In 2016, Chenoweth’s dog Maddie — a Maltese named after Chenoweth’s idol Madeline Kahn — passed away after 14 years together.
“I honestly didn’t think I would ever get over losing Maddie, even though I can’t imagine a world in which I did not have some kind of pet,” Chenoweth said. “But then — and I know this is going to sound weird, but it’s what happened — Maddie came to me in a dream and basically said, ‘Girl, you need to move on.’ ”
And the first step in moving on was for Chenoweth to visit the Saving Spot Rescue in Los Angeles, where she spotted the umber curls and bright eyes of a puppy that had recently been brought to the shelter.
“Apparently, she had been dumped on the side of a highway somewhere in Orange County (California),” Chenoweth said. “At least the person who did it called the shelter first to say what he was going to do, and they went out and picked her up.”
Chenoweth said she thought it was important that her new companion be a rescue.
“There are just so many dogs that need homes, so getting a rescue dog seemed a natural thing to do,” she said. “I needed a puppy I could train, and the minute we laid eyes on each other, I knew this was the dog for me.”
Thunder is officially a service animal, which allows her to accompany Chenoweth just about anywhere.
“I don’t like to fly, but I have to fly all the time for my job,” she said. “Being able to have Thunder with me helps calm me down.
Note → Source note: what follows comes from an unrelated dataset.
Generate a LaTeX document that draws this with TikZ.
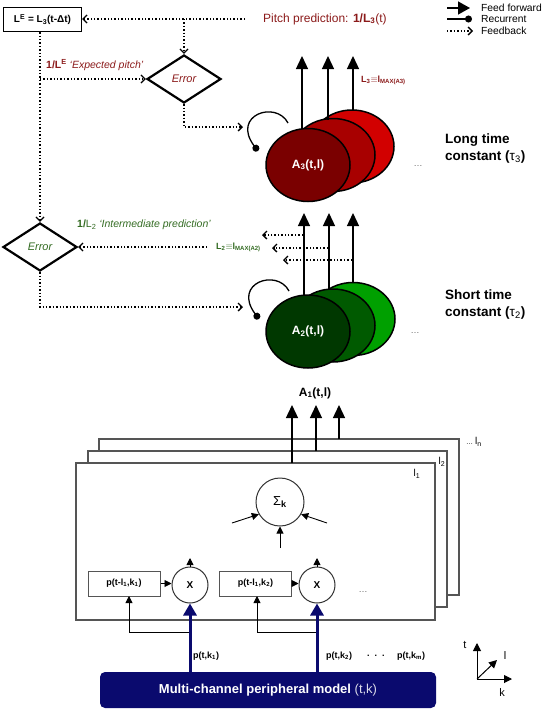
\documentclass[tikz,border=0pt]{standalone}
\usepackage{fontspec}
\setmainfont{Liberation Sans}
\usetikzlibrary{arrows.meta,shapes.geometric,calc}
\definecolor{dred}{HTML}{8B1A1A}
\definecolor{dgreen}{HTML}{336B22}
\definecolor{navy}{HTML}{0A0A6E}
\definecolor{rA}{HTML}{7A0000}
\definecolor{rB}{HTML}{A80000}
\definecolor{rC}{HTML}{D20000}
\definecolor{gA}{HTML}{003800}
\definecolor{gB}{HTML}{005A00}
\definecolor{gC}{HTML}{00A000}
\definecolor{boxgray}{HTML}{555555}
\begin{document}
\begin{tikzpicture}[x=1pt,y=-1pt,
  ff/.style={line width=1.3pt,-{Triangle[length=13pt,width=12pt]}},
  fb/.style={line width=1.4pt,dotted,-{Straight Barb[length=4pt,width=8pt,line width=1.3pt]}},
  rec/.style={line width=1.3pt,-{Circle[length=7pt]}},
  sm/.style={line width=0.9pt,-{Triangle[length=7pt,width=7pt]}},
  bluearr/.style={navy,line width=3pt,-{Triangle[length=12pt,width=13pt]}},
  ax/.style={line width=1pt,-{Triangle[length=8pt,width=8pt]}},
  dia/.style={diamond,draw,line width=2.2pt,minimum width=74pt,minimum height=48pt,inner sep=0pt,font=\fontsize{11}{13}\selectfont\itshape},
  ell/.style={ellipse,draw,line width=1.5pt,minimum width=84pt,minimum height=73pt,inner sep=0pt},
  lbox/.style={draw=boxgray,line width=1.3pt,fill=white,inner sep=0pt},
  pbox/.style={draw=boxgray,line width=1pt,fill=white,minimum width=72pt,minimum height=25pt,inner sep=0pt,font=\fontsize{9}{11}\selectfont\bfseries},
  circ/.style={circle,draw=black!80,line width=1pt,inner sep=0pt},
  lab/.style={inner sep=0pt,font=\fontsize{9}{11}\selectfont},
  legt/.style={inner sep=0pt,anchor=west,font=\fontsize{10.3}{12}\selectfont}
]
\useasboundingbox (0,0) rectangle (545,710);

% ---------- legend ----------
\coordinate (lg1a) at (447,8);  \coordinate (lg1b) at (470,8);
\coordinate (lg2a) at (447,19); \coordinate (lg2b) at (472,19);
\coordinate (lg3a) at (447,31); \coordinate (lg3b) at (473,31);
\draw[line width=1.3pt,-{Triangle[length=12pt,width=13pt]}] (lg1a) -- (lg1b);
\draw[rec] (lg2a) -- (lg2b);
\draw[fb] (lg3a) -- (lg3b);
\node[legt] (lt1) at (481,8) {Feed forward};
\node[legt] (lt2) at (481,19.5) {Recurrent};
\node[legt] (lt3) at (481,31) {Feedback};

% ---------- top feedback ----------
\node[draw,line width=1.3pt,minimum width=78pt,minimum height=24pt,inner sep=0pt,font=\fontsize{10}{12}\selectfont\bfseries] (le) at (42.5,19.5) {L\textsuperscript{E} = L\textsubscript{3}(t-Δt)};
\node[lab,anchor=west,text=dred,font=\fontsize{12}{14}\selectfont] (pitch) at (263,19) {Pitch prediction: \textbf{1/L\textsubscript{3}}(t)};
\coordinate (pp) at (245,19);
\draw[fb] (pp) -- (le.east |- pp);

\node[dia,text=dred] (err1) at (184,79) {Error};
\draw[fb] (err1.north |- pp) -- (err1.north);

\node[dia,text=dgreen] (err2) at (40,247) {Error};
\draw[fb] (le.south -| err2.north) -- (err2.north);
\draw[fb] (err1.west -| err2.north) -- (err1.west);
\node[lab,anchor=west,text=dred,font=\fontsize{10.5}{12}\selectfont] (ep) at (46,65) {\textbf{1/L\textsuperscript{E}} \textit{`Expected pitch'}};

% ---------- red ellipses (A3) ----------
\node[ell,fill=rC] (r3) at (352,146.5) {};
\node[ell,fill=rB] (r2) at (333,155) {};
\node[ell,fill=rA,text=white,font=\fontsize{12}{14}\selectfont\bfseries] (r1) at (308,165) {A\textsubscript{3}(t,l)};
\coordinate (ra1) at (302,129); \coordinate (ra1t) at (302,56);
\coordinate (ra2) at (328,119.5); \coordinate (ra2t) at (328,56);
\coordinate (ra3) at (353,110); \coordinate (ra3t) at (353,56);
\draw[ff] (ra1) -- (ra1t);
\draw[ff] (ra2) -- (ra2t);
\draw[ff] (ra3) -- (ra3t);
\node[lab,anchor=west,text=dred,font=\fontsize{9}{11}\selectfont\bfseries] (l3) at (361,80) {L\textsubscript{3}$\equiv$l\textsubscript{MAX(A3)}};
\node[lab,text=black!60] (dots3) at (418,166) {\dots};
\coordinate (loop3s) at (288,123);
\coordinate (loop3e) at (258,151);
\draw[rec] (loop3s) .. controls (276,100) and (231,115) .. (loop3e);
\coordinate (loop3in) at (243,127);
\draw[fb] (err1.south) |- (loop3in);
\node[lab,anchor=west,align=left,font=\fontsize{13.5}{16.5}\selectfont\bfseries] (ltc) at (445,148.5) {Long time\\constant (\mdseries τ\textsubscript{3}\bfseries)};

% ---------- green ellipses (A2) ----------
\node[ell,fill=gC] (g3) at (353,319) {};
\node[ell,fill=gB] (g2) at (333,325.5) {};
\node[ell,fill=gA,text=white,font=\fontsize{12}{14}\selectfont\bfseries] (g1) at (308,331.5) {A\textsubscript{2}(t,l)};
\coordinate (ga1) at (304,295.5); \coordinate (ga1t) at (304,213);
\coordinate (ga2) at (329,289.5); \coordinate (ga2t) at (329,213);
\coordinate (ga3) at (353,283); \coordinate (ga3t) at (353,213);
\draw[ff] (ga1) -- (ga1t);
\draw[ff] (ga2) -- (ga2t);
\draw[ff] (ga3) -- (ga3t);
\coordinate (fd1s) at (303,235); \coordinate (fd1e) at (262,235);
\coordinate (fd2s) at (328,248); \coordinate (fd2e) at (272,248);
\coordinate (fd3s) at (352,260); \coordinate (fd3e) at (283,260);
\draw[fb] (fd1s) -- (fd1e);
\draw[fb] (fd2s) -- (fd2e);
\draw[fb] (fd3s) -- (fd3e);
\node[lab,anchor=west,text=dgreen,font=\fontsize{9}{11}\selectfont\bfseries] (l2) at (216,247) {L\textsubscript{2}$\equiv$l\textsubscript{MAX(A2)}};
\coordinate (l2s) at (207,247);
\draw[fb] (l2s) -- (err2.east);
\node[lab,anchor=west,text=dgreen,font=\fontsize{10.5}{12}\selectfont] (ip) at (77,225) {\textbf{1/}L\textsubscript{2} \textit{`Intermediate prediction'}};
\node[lab,text=black!60] (dots2) at (415,333) {\dots};
\coordinate (loop2s) at (289,291);
\coordinate (loop2e) at (259,319);
\draw[rec] (loop2s) .. controls (277,268) and (232,283) .. (loop2e);
\coordinate (loop2in) at (243,307);
\draw[fb] (err2.south) |- (loop2in);
\node[lab,anchor=west,align=left,font=\fontsize{13.5}{16.5}\selectfont\bfseries] (stc) at (445,304.5) {Short time\\constant (\mdseries τ\textsubscript{2}\bfseries)};

% ---------- stacked boxes (A1) ----------
\node[lbox,minimum width=360pt,minimum height=156pt] (bn) at (279,517) {};
\node[lbox,minimum width=359pt,minimum height=156pt] (bm) at (267.5,529) {};
\node[lbox,minimum width=359pt,minimum height=157pt] (bf) at (255.5,541.5) {};
\node[lab,anchor=west,font=\fontsize{10}{12}\selectfont] (ln) at (466,442) {\fontsize{7}{9}\selectfont\dots\ \fontsize{10}{12}\selectfont l\textsubscript{n}};
\node[lab,font=\fontsize{10}{12}\selectfont] (lb2) at (442,462) {l\textsubscript{2}};
\node[lab,font=\fontsize{10}{12}\selectfont] (lb1) at (417,474) {l\textsubscript{1}};

\coordinate (aa1) at (292,463); \coordinate (aa1t) at (292,405);
\coordinate (aa2) at (316,451); \coordinate (aa2t) at (316,405);
\coordinate (aa3) at (339,439); \coordinate (aa3t) at (339,405);
\draw[ff] (aa1) -- (aa1t);
\draw[ff] (aa2) -- (aa2t);
\draw[ff] (aa3) -- (aa3t);
\node[lab,font=\fontsize{12}{14}\selectfont\bfseries] (a1) at (315,393) {A\textsubscript{1}(t,l)};

\node[circ,minimum size=48pt,font=\fontsize{13}{15}\selectfont] (sig) at (280,502) {Σ\textsubscript{\textbf{k}}};
\coordinate (si1) at (232,523); \coordinate (si2) at (327,523); \coordinate (si3) at (280,548);
\draw[sm] (si1) -- (sig.210);
\draw[sm] (si2) -- (sig.330);
\draw[sm] (si3) -- (sig.south);

\node[pbox] (p1) at (124,583.5) {p(t-l\textsubscript{1},k\textsubscript{1})};
\node[pbox] (p2) at (255.5,583.5) {p(t-l\textsubscript{1},k\textsubscript{2})};
\node[circ,minimum size=36pt,font=\fontsize{10}{12}\selectfont\bfseries] (x1) at (190,585) {X};
\node[circ,minimum size=36pt,font=\fontsize{10}{12}\selectfont\bfseries] (x2) at (317,585) {X};
\draw[sm] (p1.east) -- (x1.west |- p1.east);
\draw[sm] (p2.east) -- (x2.west |- p2.east);
\coordinate (xo1) at (190,558); \coordinate (xo2) at (317,558);
\draw[sm] (x1.north) -- (xo1);
\draw[sm] (x2.north) -- (xo2);
\node[lab,text=black!60] (dotsx) at (363,592) {\dots};

% ---------- peripheral model ----------
\node[fill=navy,rounded corners=5pt,minimum width=336pt,minimum height=36pt,inner sep=0pt,text=white,font=\fontsize{13}{15}\selectfont] (mc) at (268,690) {\textbf{Multi-channel peripheral model} \textcolor{white!85!navy}{(t,k)}};
\coordinate (b1) at (190,632); \coordinate (b2) at (317,632);
\coordinate (p1in) at (129,596); \coordinate (p2in) at (257,596);
\draw[sm] (b1) -| (p1in);
\draw[sm] (b2) -| (p2in);
\draw[bluearr] (mc.north -| x1.south) -- (x1.south);
\draw[bluearr] (mc.north -| x2.south) -- (x2.south);
\node[lab,anchor=west,font=\fontsize{9}{11}\selectfont\bfseries] (pk1) at (193,656) {p(t,k\textsubscript{1})};
\node[lab,anchor=west,font=\fontsize{9}{11}\selectfont\bfseries] (pk2) at (326,656) {p(t,k\textsubscript{2})};
\node[lab,anchor=west,font=\fontsize{9}{11}\selectfont\bfseries] (pkd) at (367,656) {.\ \ .\ \ .};
\node[lab,anchor=west,font=\fontsize{9}{11}\selectfont\bfseries] (pkm) at (397,656) {p(t,k\textsubscript{m})};

% ---------- axes ----------
\coordinate (o) at (477,679);
\coordinate (ot) at (477,643);
\coordinate (ok) at (512,679);
\coordinate (ol) at (497,660);
\draw[ax] (o) -- (ot);
\draw[ax] (o) -- (ok);
\draw[ax] (o) -- (ol);
\node[lab,font=\fontsize{11}{13}\selectfont] (tt) at (465,645) {t};
\node[lab,font=\fontsize{11}{13}\selectfont] (tl) at (505,656) {l};
\node[lab,font=\fontsize{11}{13}\selectfont] (tk) at (502,693) {k};
\end{tikzpicture}
\end{document}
She’s with me in hotels, she comes with me to the theater and waits backstage while I’m performing. The only place where she isn’t so well behaved is at home because she knows she can get away with things.
“I love all kinds of animals, but dogs have always had a special place in my heart,” Chenoweth said. “They give you unconditional love — and so much more. I’ve had full-on conversations with Thunder, and you can just look in her eyes and know how she feels about whatever it is we’re talking about.”